Wednesday, 6 March 2013

Words on Wednesday: Why I'm a Plotter

I could never be a pantser. For me, it's plotting all the way - and here's why:

I'm a control freak
I'm not the kind of person who can head out for a walk without knowing where they're going, and it's just the same in my writing. I know pantsers often say it's boring to write when you already know where you're going, but for me, it's too risky to head off without a road map.

I like the step-by-step approach
For me, plotting first breaks the writing into two stages: coming up with ideas, and expressing them as clearly as possible.
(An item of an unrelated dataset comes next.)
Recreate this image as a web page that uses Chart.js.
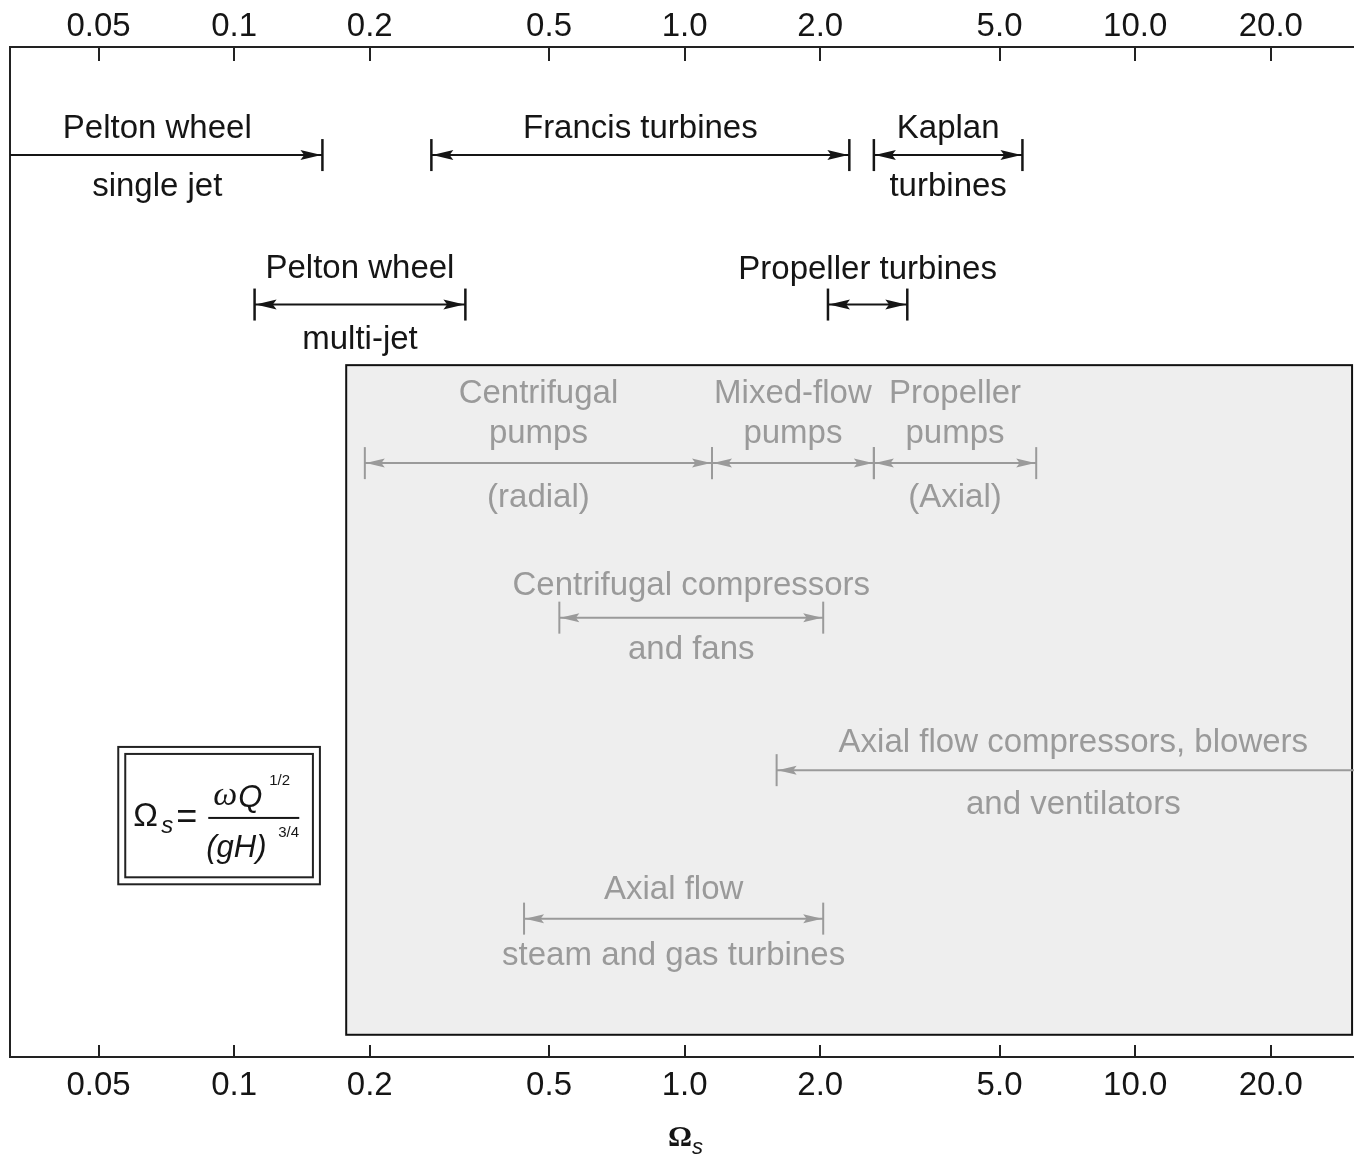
<!DOCTYPE html>
<html><head><meta charset="utf-8">
<script src="https://cdn.jsdelivr.net/npm/chart.js@4.4.1/dist/chart.umd.min.js"></script>
<style>html,body{margin:0;padding:0;background:#fff}#wrap{width:1354px;height:1155px;position:relative}</style>
</head><body><div id="wrap"><canvas id="c"></canvas></div>
<script>
// ---------------- data ----------------
const tickValues = [0.05, 0.1, 0.2, 0.5, 1, 2, 5, 10, 20];
const tickLabels = ['0.05', '0.1', '0.2', '0.5', '1.0', '2.0', '5.0', '10.0', '20.0'];
const axisMin = 0.0318, axisMax = 30.6;

const machines = [
  'Pelton wheel single jet', 'Francis turbines', 'Kaplan turbines',
  'Pelton wheel multi-jet', 'Propeller turbines',
  'Centrifugal pumps (radial)', 'Mixed-flow pumps', 'Propeller pumps (Axial)',
  'Centrifugal compressors and fans',
  'Axial flow compressors, blowers and ventilators',
  'Axial flow steam and gas turbines'
];
// specific speed range; null = continues past the edge of the axis
const rangeStart = [null, 0.274, 2.63, 0.111, 2.08, 0.195, 1.15, 2.63, 0.527, 1.60, 0.440];
const rangeEnd   = [0.157, 2.32, 5.62, 0.326, 3.12, 1.15, 2.63, 6.03, 2.03, null, 2.03];
const labelsAbove = [
  ['Pelton wheel'], ['Francis turbines'], ['Kaplan'],
  ['Pelton wheel'], ['Propeller turbines'],
  ['Centrifugal', 'pumps'], ['Mixed-flow', 'pumps'], ['Propeller', 'pumps'],
  ['Centrifugal compressors'], ['Axial flow compressors, blowers'], ['Axial flow']
];
const labelsBelow = [
  ['single jet'], [], ['turbines'],
  ['multi-jet'], [],
  ['(radial)'], [], ['(Axial)'],
  ['and fans'], ['and ventilators'], ['steam and gas turbines']
];
const machineKind = ['turbine', 'turbine', 'turbine', 'turbine', 'turbine',
  'driven', 'driven', 'driven', 'driven', 'driven', 'driven'];
// region of driven machines (pumps, compressors, fans) shaded in grey
const drivenRegion = [0.1773, 30.3];

// ---------------- layout ----------------
const rowLevel = [10.7, 10.7, 10.7, 25.5, 25.5, 41.2, 41.2, 41.2, 56.5, 71.6, 86.3];
const labelAnchor = [0.0675, null, null, null, null, null, null, null, null, 7.29, null];
const gapAbove = [29, 29, 29, 38, 37, 32, 32, 32, 34, 30, 31];
const gapBelow = [29, 0, 29, 33, 0, 32, 0, 32, 30, 32, 35];
const regionRows = [31.5, 97.8];
const formulaBox = {x: [0.0553, 0.155], y: [69.3, 82.9]};

const FONT = '"Liberation Sans", Arial, Helvetica, sans-serif';
const BLACK = '#151515', GREY = '#9a9a9a';

const datasets = machines.map((m, i) => ({
  label: m,
  data: [
    {x: rangeStart[i] === null ? axisMin / 4 : rangeStart[i], y: rowLevel[i]},
    {x: rangeEnd[i] === null ? axisMax * 4 : rangeEnd[i], y: rowLevel[i]}
  ],
  showLine: true,
  borderColor: machineKind[i] === 'turbine' ? BLACK : GREY,
  borderWidth: 2,
  pointRadius: 0,
  xAxisID: 'x', yAxisID: 'y'
}));

function arrowHead(ctx, tipX, y, dir, len, hw) {
  ctx.beginPath();
  ctx.moveTo(tipX, y);
  ctx.lineTo(tipX - dir * len, y - hw);
  ctx.lineTo(tipX - dir * len * 0.82, y);
  ctx.lineTo(tipX - dir * len, y + hw);
  ctx.closePath();
  ctx.fill();
}

const diagram = {
  id: 'diagram',
  beforeDatasetsDraw(chart) {
    const {ctx, scales: {x, y}} = chart;
    const l = x.getPixelForValue(drivenRegion[0]);
    const r = x.getPixelForValue(drivenRegion[1]);
    const t = y.getPixelForValue(regionRows[0]);
    const b = y.getPixelForValue(regionRows[1]);
    ctx.save();
    ctx.fillStyle = '#eeeeee';
    ctx.fillRect(l, t, r - l, b - t);
    ctx.strokeStyle = '#111';
    ctx.lineWidth = 2;
    ctx.strokeRect(l, t, r - l, b - t);
    ctx.restore();
  },
  afterDatasetsDraw(chart) {
    const {ctx, scales: {x, y}, chartArea} = chart;
    ctx.save();
    machines.forEach((m, i) => {
      const black = machineKind[i] === 'turbine';
      const col = black ? BLACK : GREY;
      const yl = y.getPixelForValue(rowLevel[i]);
      ctx.fillStyle = col; ctx.strokeStyle = col;
      const len = black ? 21 : 19, hw = black ? 5 : 4.5;
      ctx.lineWidth = black ? 2.5 : 2;
      let xs = chartArea.left, xe = chartArea.right;
      if (rangeStart[i] !== null) {
        xs = x.getPixelForValue(rangeStart[i]);
        arrowHead(ctx, xs + 1, yl, -1, len, hw);
        ctx.beginPath(); ctx.moveTo(xs, yl - 16); ctx.lineTo(xs, yl + 16); ctx.stroke();
      }
      if (rangeEnd[i] !== null) {
        xe = x.getPixelForValue(rangeEnd[i]);
        arrowHead(ctx, xe - 1, yl, 1, len, hw);
        ctx.beginPath(); ctx.moveTo(xe, yl - 16); ctx.lineTo(xe, yl + 16); ctx.stroke();
      }
      const cx = labelAnchor[i] !== null ? x.getPixelForValue(labelAnchor[i]) : (xs + xe) / 2;
      ctx.font = '33px ' + FONT;
      ctx.textAlign = 'center';
      ctx.textBaseline = 'alphabetic';
      const capHalf = 33 * 0.358;
      const above = labelsAbove[i];
      above.forEach((txt, k) => {
        const cy = yl - gapAbove[i] - (above.length - 1 - k) * 40;
        ctx.fillText(txt, cx, cy + capHalf);
      });
      labelsBelow[i].forEach((txt, k) => {
        const cy = yl + gapBelow[i] + k * 40;
        ctx.fillText(txt, cx, cy + capHalf);
      });
    });
    ctx.restore();
  },
  afterDraw(chart) {
    const {ctx, scales: {x, y, xTop}, chartArea} = chart;
    ctx.save();
    // inward ticks
    ctx.strokeStyle = '#222'; ctx.lineWidth = 2;
    tickValues.forEach(v => {
      const px = Math.round(x.getPixelForValue(v));
      ctx.beginPath(); ctx.moveTo(px, chartArea.bottom); ctx.lineTo(px, chartArea.bottom - 12); ctx.stroke();
      const pt = Math.round(xTop.getPixelForValue(v));
      ctx.beginPath(); ctx.moveTo(pt, chartArea.top); ctx.lineTo(pt, chartArea.top + 14); ctx.stroke();
    });
    // formula box
    const fl = x.getPixelForValue(formulaBox.x[0]), fr = x.getPixelForValue(formulaBox.x[1]);
    const ft = y.getPixelForValue(formulaBox.y[0]), fb = y.getPixelForValue(formulaBox.y[1]);
    ctx.fillStyle = '#fff';
    ctx.fillRect(fl, ft, fr - fl, fb - ft);
    ctx.strokeStyle = '#222'; ctx.lineWidth = 2;
    ctx.strokeRect(fl, ft, fr - fl, fb - ft);
    ctx.strokeRect(fl + 7, ft + 7, fr - fl - 14, fb - ft - 14);
    ctx.fillStyle = BLACK;
    ctx.textAlign = 'left'; ctx.textBaseline = 'alphabetic';
    const ox = fl, oy = ft;
    ctx.font = '33px ' + FONT;
    ctx.fillText('\u03A9', ox + 15, oy + 79);
    ctx.font = 'italic 24px ' + FONT;
    ctx.fillText('s', ox + 43, oy + 86);
    ctx.font = '36px ' + FONT;
    ctx.fillText('=', ox + 58, oy + 81);
    ctx.fillRect(ox + 90, oy + 70, 91, 2);
    ctx.font = 'italic 34px "Liberation Serif", "Times New Roman", serif';
    ctx.fillText('\u03C9', ox + 95, oy + 58);
    ctx.font = 'italic 31px ' + FONT;
    ctx.fillText('Q', ox + 120, oy + 60);
    ctx.font = '15px ' + FONT;
    ctx.fillText('1/2', ox + 151, oy + 38);
    ctx.font = 'italic 31px ' + FONT;
    ctx.fillText('(gH)', ox + 88, oy + 110);
    ctx.font = '15px ' + FONT;
    ctx.fillText('3/4', ox + 160, oy + 90);
    // axis title
    ctx.textAlign = 'left';
    ctx.font = 'bold 30px "Liberation Serif", "Times New Roman", serif';
    ctx.fillText('\u03A9', 668, 1146);
    ctx.font = 'italic 22px ' + FONT;
    ctx.fillText('s', 692, 1154);
    ctx.restore();
  }
};

const xCommon = {
  type: 'logarithmic', min: axisMin, max: axisMax,
  grid: {drawOnChartArea: false, drawTicks: false, color: 'rgba(0,0,0,0)'},
  border: {display: true, color: '#222', width: 2},
  afterBuildTicks: s => { s.ticks = tickValues.map(v => ({value: v})); },
};

new Chart(document.getElementById('c'), {
  type: 'scatter',
  data: {datasets},
  options: {
    responsive: true, maintainAspectRatio: false, animation: false,
    layout: {padding: 0},
    plugins: {legend: {display: false}, tooltip: {enabled: false}},
    events: [],
    scales: {
      x: Object.assign({}, xCommon, {
        position: 'bottom',
        ticks: {autoSkip: false, maxRotation: 0, padding: 9, color: BLACK,
          font: {family: FONT, size: 33}, callback: (v, i) => tickLabels[i]},
        afterFit: s => { s.height = 98; }
      }),
      xTop: Object.assign({}, xCommon, {
        position: 'top',
        ticks: {autoSkip: false, maxRotation: 0, padding: 0, color: BLACK,
          font: {family: FONT, size: 33}, callback: (v, i) => tickLabels[i]},
        afterFit: s => { s.height = 47; }
      }),
      y: {
        type: 'linear', min: 0, max: 100, reverse: true, position: 'left',
        ticks: {display: false},
        grid: {drawOnChartArea: false, drawTicks: false, color: 'rgba(0,0,0,0)'},
        border: {display: true, color: '#222', width: 2},
        afterFit: s => { s.width = 10; }
      }
    }
  },
  plugins: [diagram]
});
</script>
</body></html>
I'm aware of using different skills at the different stages - and of course, the editing that follows is different again.

I'm the anxious type
Having a plan first allows me to check the idea works as a whole before starting, saving me from excess worry.

I'm used to working this way
It's how I've written essays and non-fiction for years, so feels quite natural to me. I'm really not saying this is the way to write - I wouldn't dare suggest there is a definitive way! The key is knowing what suits you, I think. I have done 'pantsing' in the past and just feel that, for me, it wastes too much time and the uncertainty - about the project as a whole, the destination and the route - is stressful rather than exciting to me.

I tend to spend longer plotting than writing the first draft, with character notes on index cards and different degrees of plot outlines. I also like to include word count targets for different sections to keep me on track. Again, that's something that came from essay and dissertation writing. I've always tended to find it hard to write enough words, so using interim word count targets is something I started doing to help me.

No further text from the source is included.